The author unabashedly pushes a liberal point of view and a critique of current conservative viewpoints. I happen to agree with him, but feel it's done in a way that is too obvious and proselytizing. No one in high office is mentioned by name, but by stating the characteristics of a person, or the way that person is perceived, one can deduce who it is, and from that, what time period the story covers.

The story deals with a range of important issues, from ageism to hatred of minorities and unfair treatment of the handicapped. The pro's and cons of gun-control are wrestled with throughout the novel. One of the fascinating lines of plot development is the rejection of gun ownership on the part of the main characters, a reversal of this attitude when bad things happen to them, and an interesting ending which involves unexpected moral choices.

Central to the story is a watch which detects the health level and possible imminent demise of the wearer. The intention in building these watches is positive: to allow people to be sure their wills and other papers are in order, and to alert them to the need to see loved ones while they still have time.
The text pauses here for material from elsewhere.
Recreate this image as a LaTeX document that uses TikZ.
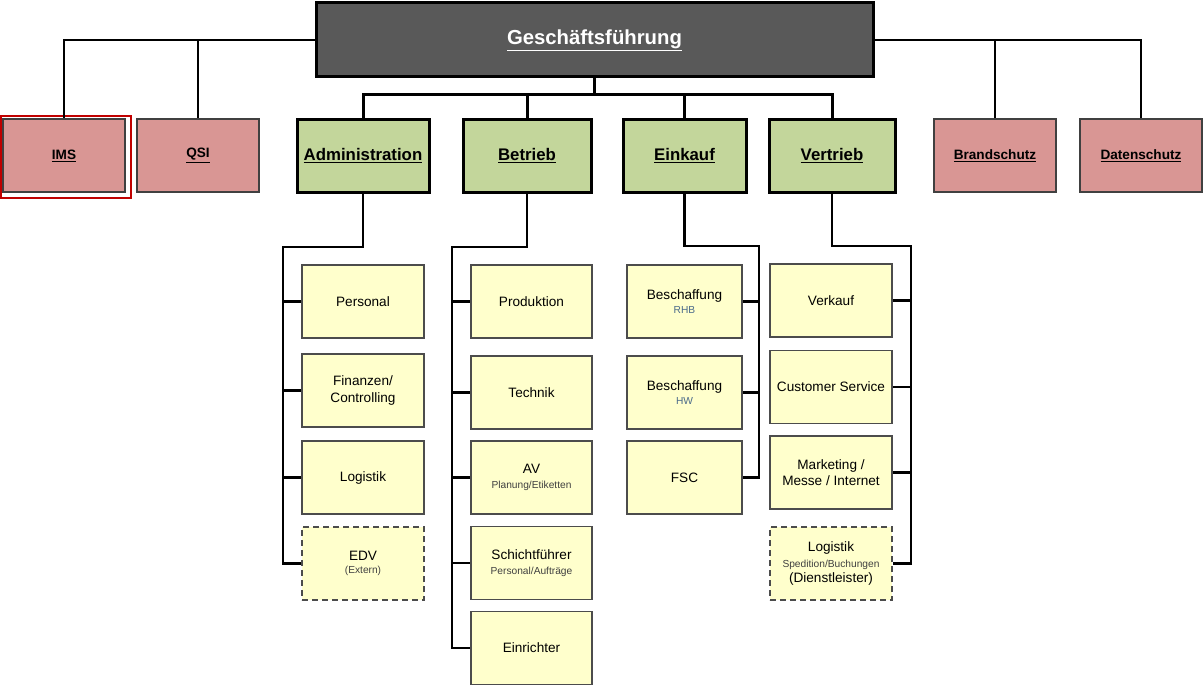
\documentclass[tikz,border=0pt]{standalone}
\usepackage{fontspec}
\setmainfont{Liberation Sans}
\definecolor{gfgray}{HTML}{595959}
\definecolor{pinkc}{HTML}{D99694}
\definecolor{greenc}{HTML}{C3D69B}
\definecolor{yellowc}{HTML}{FFFFCC}
\definecolor{framered}{HTML}{C00000}
\definecolor{subgray}{HTML}{404040}
\definecolor{subblue}{HTML}{4A6A8A}
\newcommand{\smalltxt}[1]{{\fontsize{10.2}{12}\selectfont #1}}
\begin{document}
\begin{tikzpicture}[x=1pt,y=-1pt,
  gfbox/.style={draw=black, line width=3pt, fill=gfgray, minimum width=557pt, minimum height=74pt, text=white, font=\fontsize{20.3}{24}\selectfont\bfseries},
  pinkbox/.style={draw=black!75, line width=1.2pt, fill=pinkc, minimum width=122pt, minimum height=73pt, inner sep=2pt, font=\fontsize{13.6}{16}\selectfont\bfseries},
  greenbox/.style={draw=black, line width=3pt, fill=greenc, minimum height=73pt, inner sep=2pt, font=\fontsize{16.8}{20}\selectfont\bfseries},
  subbox/.style={draw=black!70, line width=1.3pt, fill=yellowc, minimum height=73pt, inner sep=2pt, align=center, font=\fontsize{13.6}{16.5}\selectfont},
  extbox/.style={subbox, dash pattern=on 6pt off 4pt},
  topline/.style={line width=2pt},
  mainline/.style={line width=3pt},
  subline/.style={line width=2.5pt}
]
\useasboundingbox (0,0) rectangle (1203,685);

% top
\node[gfbox] (gf) at (594.5,40) {\underline{Geschäftsführung}};

% staff units
\node[pinkbox] (ims) at (64,155.5) {\underline{IMS}};
\node[pinkbox] (qsi) at (198,155.5) {\underline{QSI}};
\node[pinkbox] (brand) at (995,155.5) {\underline{Brandschutz}};
\node[pinkbox] (daten) at (1141,155.5) {\underline{Datenschutz}};
\draw[framered, line width=2pt] (1,116) rectangle (131,198);

% departments
\node[greenbox, minimum width=132pt] (admin) at (363,155.5) {\underline{Administration}};
\node[greenbox, minimum width=128pt] (betrieb) at (527,155.5) {\underline{Betrieb}};
\node[greenbox, minimum width=123pt] (einkauf) at (684.5,155.5) {\underline{Einkauf}};
\node[greenbox, minimum width=126pt] (vertrieb) at (832,155.5) {\underline{Vertrieb}};

% Administration column
\node[subbox, minimum width=122pt] (personal) at (363,301.5) {Personal};
\node[subbox, minimum width=122pt] (finanzen) at (363,390.5) {Finanzen/\\Controlling};
\node[subbox, minimum width=122pt] (logistik) at (363,477.5) {Logistik};
\node[extbox, minimum width=122pt] (edv) at (363,563.5) {EDV\\[-3pt]\smalltxt{\textcolor{subgray}{(Extern)}}};

% Betrieb column
\node[subbox, minimum width=121pt] (produktion) at (531.5,301.5) {Produktion};
\node[subbox, minimum width=121pt] (technik) at (531.5,392.5) {Technik};
\node[subbox, minimum width=121pt] (av) at (531.5,477.5) {AV\\[-2pt]\smalltxt{\textcolor{subgray}{Planung/Etiketten}}};
\node[subbox, minimum width=121pt] (schicht) at (531.5,563) {Schichtführer\\[-2pt]\smalltxt{\textcolor{subgray}{Personal/Aufträge}}};
\node[subbox, minimum width=121pt] (einrichter) at (531.5,648) {Einrichter};

% Einkauf column
\node[subbox, minimum width=115pt] (rhb) at (684.5,301.5) {Beschaffung\\[-2pt]\smalltxt{\textcolor{subblue}{RHB}}};
\node[subbox, minimum width=115pt] (hw) at (684.5,392.5) {Beschaffung\\[-2pt]\smalltxt{\textcolor{subblue}{HW}}};
\node[subbox, minimum width=115pt] (fsc) at (684.5,477.5) {FSC};

% Vertrieb column
\node[subbox, minimum width=122pt] (verkauf) at (831,300.5) {Verkauf};
\node[subbox, minimum width=122pt] (cs) at (831,387) {Customer Service};
\node[subbox, minimum width=122pt] (marketing) at (831,472.5) {Marketing /\\Messe / Internet};
\node[extbox, minimum width=122pt] (logext) at (831,563.5) {Logistik\\[-1pt]\smalltxt{\textcolor{subgray}{Spedition/Buchungen}}\\[-1pt](Dienstleister)};

% connectors: top level
\draw[topline] (gf.west) -| (ims.north);
\draw[topline] (gf.west) -| (qsi.north);
\draw[topline] (gf.east) -| (brand.north);
\draw[topline] (gf.east) -| (daten.north);

\coordinate (gbar) at (594.5,95);
\draw[mainline] (gf.south) -- (gbar);
\draw[mainline] (gbar) -| (admin.north);
\draw[mainline] (gbar) -| (betrieb.north);
\draw[mainline] (gbar) -| (einkauf.north);
\draw[mainline] (gbar) -| (vertrieb.north);

% Administration branch
\coordinate (ab) at (283,247);
\draw[subline] (admin.south) |- (ab) -- (ab |- edv.west) -- (edv.west);
\draw[subline] (ab |- personal.west) -- (personal.west);
\draw[subline] (ab |- finanzen.west) -- (finanzen.west);
\draw[subline] (ab |- logistik.west) -- (logistik.west);

% Betrieb branch
\coordinate (bb) at (452,247);
\draw[subline] (betrieb.south) |- (bb) -- (bb |- einrichter.west) -- (einrichter.west);
\draw[subline] (bb |- produktion.west) -- (produktion.west);
\draw[subline] (bb |- technik.west) -- (technik.west);
\draw[subline] (bb |- av.west) -- (av.west);
\draw[subline] (bb |- schicht.west) -- (schicht.west);

% Einkauf branch
\coordinate (eb) at (759,246);
\draw[subline] (einkauf.south) |- (eb) -- (eb |- fsc.east) -- (fsc.east);
\draw[subline] (eb |- rhb.east) -- (rhb.east);
\draw[subline] (eb |- hw.east) -- (hw.east);

% Vertrieb branch
\coordinate (vb) at (911,246);
\draw[subline] (vertrieb.south) |- (vb) -- (vb |- logext.east) -- (logext.east);
\draw[subline] (vb |- verkauf.east) -- (verkauf.east);
\draw[subline] (vb |- cs.east) -- (cs.east);
\draw[subline] (vb |- marketing.east) -- (marketing.east);
\end{tikzpicture}
\end{document}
But in a twist, the company which produces them faces a serious and unexpected dilemma when confronted by evidence that their product is being used in a very dangerous way. To counter this, the company attempts to better publicize the good effects, but they are hard to measure or to even know about. Steps are taken to correct the flaws in the product, but I think in the real world CEO's are much less empathetic and more concerned with their bottom line.

The ending has a twist and presents a refreshing take of the dilemma facing both of the main characters. It makes the point that decisions are not always rational, nor are they always based on predictable behavior. I think this last part is particularly well done.

I would rate this book a 3 out of 5 stars. The plot idea is interesting. I was grabbed enough by curiosity about what would happen at the end to keep me reading until I found out, and was pleased by the characters' final choices. I would have given the novel a higher rating except for three things. The first is the uncritical "good guy" liberalism mentioned earlier. The second is that I was sometimes distracted by over-explaining of technical details, whether it be the watch itself, a gun's characteristics, and so on. These details can be interesting, but sometimes they diverted me from the plot and kept the story from flowing with the excitement the plot really does create. The story would not be hurt by the reader not knowing every technical fact about the items being discussed. The third is that there were several formatting problems and a misspelling which should have been more carefully checked. However, it's a creative story with interesting characters, good plot twists and is worth reading.